Why an offer letter in Pennsylvania isn’t a contract

| Oct 30, 2020 | Employment Law -- Employer |

A court has ruled that a company didn’t commit a breach of contract by firing an employee less than a year after he was hired. According to the former employee, the company gave him an offer letter that said the company “anticipated” employing him for at least five years. When he was fired, he filed a lawsuit against the company. The case was dismissed by a federal district court; when the man appealed the decision, the dismissal was upheld.

According to Pennsylvania employment law, a company can terminate an employee at any time. Additionally, the judge said that the offer letter did not guarantee the employee a position at the company. Instead, it expressed the company’s wish that the employee would maintain a position there for at least five years. As a result, the judge ruled that the company did not commit a breach of contract.

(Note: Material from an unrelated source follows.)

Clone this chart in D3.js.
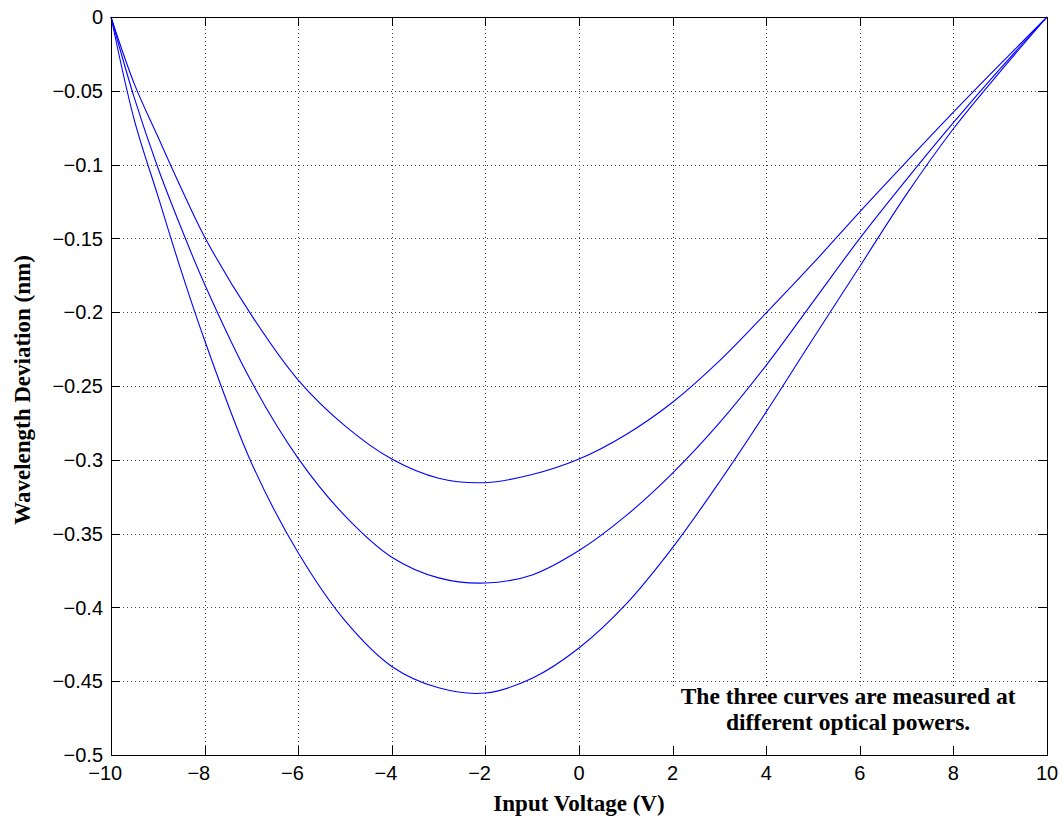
<!DOCTYPE html>
<html>
<head>
<meta charset="utf-8">
<script src="https://cdn.jsdelivr.net/npm/d3@7"></script>
<style>
  html, body { margin: 0; padding: 0; background: #fff; }
  svg { display: block; }
</style>
</head>
<body>
<div id="chart"></div>
<script>
// ---- data ----
const voltage = [-10, -9.5, -9, -8.5, -8, -7, -6, -5, -4, -3, -2, -1, 0, 1, 2, 3, 4, 5, 6, 7, 8, 9, 10];
const curveLow = [0, -0.0455, -0.081, -0.116, -0.149, -0.202, -0.246, -0.277, -0.2995, -0.3125, -0.3155, -0.310, -0.2995, -0.283, -0.261, -0.233, -0.2005, -0.167, -0.132, -0.098, -0.0645, -0.032, 0];
const curveMid = [0, -0.055, -0.102, -0.143, -0.181, -0.247, -0.299, -0.338, -0.366, -0.380, -0.3835, -0.378, -0.3615, -0.338, -0.309, -0.275, -0.236, -0.193, -0.150, -0.110, -0.0716, -0.035, 0];
const curveHigh = [0, -0.070, -0.121, -0.172, -0.219, -0.302, -0.363, -0.409, -0.440, -0.4545, -0.458, -0.448, -0.4275, -0.398, -0.3595, -0.315, -0.2675, -0.218, -0.169, -0.120, -0.0757, -0.037, 0];
const seriesList = [curveLow, curveMid, curveHigh];

const xTicks = [-10, -8, -6, -4, -2, 0, 2, 4, 6, 8, 10];
const yTicks = [0, -0.05, -0.1, -0.15, -0.2, -0.25, -0.3, -0.35, -0.4, -0.45, -0.5];
const yTickLabels = ["0", "\u22120.05", "\u22120.1", "\u22120.15", "\u22120.2", "\u22120.25", "\u22120.3", "\u22120.35", "\u22120.4", "\u22120.45", "\u22120.5"];
const xLabel = "Input Voltage (V)";
const yLabel = "Wavelength Deviation (nm)";
const noteLines = ["The three curves are measured at", "different optical powers."];

// ---- layout ----
const W = 1061, H = 820;
const m = { left: 111, top: 17, right: 14, bottom: 65 };
const pw = W - m.left - m.right;   // 936
const ph = H - m.top - m.bottom;   // 738

const svg = d3.select("#chart").append("svg")
  .attr("width", W).attr("height", H)
  .style("background", "#fff");

const x = d3.scaleLinear().domain([-10, 10]).range([0, pw]);
const y = d3.scaleLinear().domain([-0.5, 0]).range([ph, 0]);

const g = svg.append("g").attr("transform", `translate(${m.left},${m.top})`);

// grid
const gridStyle = sel => sel.attr("stroke", "#444").attr("stroke-width", 1)
  .attr("stroke-dasharray", "1,3").attr("shape-rendering", "crispEdges");
g.append("g").selectAll("line").data(xTicks.slice(1, -1)).join("line")
  .attr("x1", d => Math.round(x(d)) + 0.5).attr("x2", d => Math.round(x(d)) + 0.5)
  .attr("y1", 0).attr("y2", ph).call(gridStyle);
g.append("g").selectAll("line").data(yTicks.slice(1, -1)).join("line")
  .attr("y1", d => Math.round(y(d)) + 0.5).attr("y2", d => Math.round(y(d)) + 0.5)
  .attr("x1", 0).attr("x2", pw).call(gridStyle);

// curves
const line = d3.line()
  .x((d, i) => x(voltage[i]))
  .y(d => y(d))
  .curve(d3.curveCatmullRom.alpha(0.5));
g.append("g").selectAll("path").data(seriesList).join("path")
  .attr("d", line)
  .attr("fill", "none")
  .attr("stroke", "#0000ff")
  .attr("stroke-width", 1.1);

// annotation box (white background)
const note = g.append("g");
note.append("rect")
  .attr("x", x(1.7)).attr("y", y(-0.4545))
  .attr("width", x(9.7) - x(1.7)).attr("height", y(-0.4975) - y(-0.4545))
  .attr("fill", "#fff");
note.selectAll("text").data(noteLines).join("text")
  .attr("x", x(5.75))
  .attr("y", (d, i) => y(-0.4585) + 10 + i * 26)
  .attr("text-anchor", "middle")
  .attr("font-family", "'Liberation Serif', 'Times New Roman', serif")
  .attr("font-weight", "bold")
  .attr("font-size", 23.5)
  .attr("fill", "#000")
  .text(d => d);

// axes (MATLAB-style box with inward ticks on all sides)
const tickLen = 9;
const axisG = g.append("g").attr("shape-rendering", "crispEdges");
const xAxisB = d3.axisBottom(x).tickValues(xTicks).tickSize(-tickLen).tickFormat("");
const xAxisT = d3.axisTop(x).tickValues(xTicks).tickSize(-tickLen).tickFormat("");
const yAxisL = d3.axisLeft(y).tickValues(yTicks).tickSize(-tickLen).tickFormat("");
const yAxisR = d3.axisRight(y).tickValues(yTicks).tickSize(-tickLen).tickFormat("");
axisG.append("g").attr("transform", `translate(0,${ph})`).call(xAxisB);
axisG.append("g").call(xAxisT);
axisG.append("g").call(yAxisL);
axisG.append("g").attr("transform", `translate(${pw},0)`).call(yAxisR);
axisG.selectAll(".domain").attr("stroke", "#000").attr("stroke-width", 1);
axisG.selectAll(".tick line").attr("stroke", "#000");

// tick labels
const tickFont = "'Liberation Sans', Arial, Helvetica, sans-serif";
g.append("g").selectAll("text").data(xTicks).join("text")
  .attr("x", d => x(d) + (d < 0 ? -5.8 : 0))
  .attr("y", ph + 25)
  .attr("text-anchor", "middle")
  .attr("font-family", tickFont).attr("font-size", 20).attr("fill", "#000")
  .text(d => d < 0 ? "\u2212" + Math.abs(d) : String(d));
g.append("g").selectAll("text").data(yTicks).join("text")
  .attr("x", -8)
  .attr("y", d => y(d))
  .attr("dy", "0.36em")
  .attr("text-anchor", "end")
  .attr("font-family", tickFont).attr("font-size", 20).attr("fill", "#000")
  .text((d, i) => yTickLabels[i]);

// axis titles
svg.append("text")
  .attr("x", m.left + pw / 2).attr("y", 811)
  .attr("text-anchor", "middle")
  .attr("font-family", "'Liberation Serif', 'Times New Roman', serif")
  .attr("font-weight", "bold").attr("font-size", 23).attr("fill", "#000")
  .text(xLabel);
svg.append("text")
  .attr("transform", `translate(30,${m.top + ph / 2 + 4}) rotate(-90)`)
  .attr("text-anchor", "middle")
  .attr("font-family", "'Liberation Serif', 'Times New Roman', serif")
  .attr("font-weight", "bold").attr("font-size", 23).attr("fill", "#000")
  .text(yLabel);
</script>
</body>
</html>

Many companies make offer letters when they’re interested in hiring an applicant for the position. The offer letter may contain information about the salary, start date and more. However, an offer letter is not the same thing as a contract. According to experts, companies should be careful when writing offer letters so that they don’t make any guarantees to the employee. If they do, they might be held liable in court.

How can business owners protect themselves from lawsuits?

Businesses can be sued for a number of reasons, including breach of contract, discrimination, sexual harassment, wrongful termination, retaliation and health insurance disputes. An attorney may be able to help you protect your business.

Your attorney may review the prosecution’s case and determine whether you committed any wrongdoing. They might help you prepare a defense so that you can protect your business and your employees.